Nämlich das Fenster, wo man gefragt wird, in welchem Ordner man JD installieren will... wenn man da auf "Browse" geklickt hat, dann hat sich bei mir gar nichts getan, sodass ich den Eindruck hatte, ich kann das Prog gar nicht in einem anderen als dem angegebenen Pfad installieren... und der angegebene ("Standardmäßige") Pfad bei mir war immer mit "C:/Program Files" angegeben... ...und dann ist aber immer genau das passiert, was der Thread-Eröffner eingangs geschildert hat...
 Und irgendwann... nach dem x-ten Versuch ... *grrrr* ... ist mir dann plötzlich aufgefallen, dass wenn ich auf "Browse" klicke, SICH DOCH EIN FENSTER AUFTUT!!, es sich aber HINTER dem Fenster (mit dem "Browse"-Button) auftut!! Und weil es viel kleiner ist, konnte man es einfach nicht sehen... (nur durch ein "komisches Ruckeln" unten an meiner Taskleiste habe ich es dann durch Zufall entdeckt...)...

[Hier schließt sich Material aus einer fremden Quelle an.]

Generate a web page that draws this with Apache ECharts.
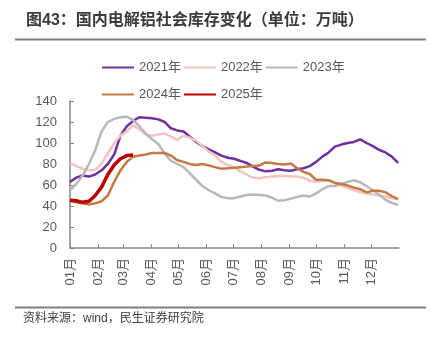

Also, man muss das Fenster mit dem "Browse"-Button nur zur Seite ziehen... dann müsste das Fenster mit der Laufwerks-/ bzw. Pfad-Auswahl zum Vorschein kommen...
So hab ich es zumindest gemacht, und dann hat alles Gott sei Dank ENDLICH geklappt...!!
Also das nur als kleine Anmerkung... und vielleicht als Tipp für den einen oder anderen ebenfalls Verzweifelten... 
LG


----------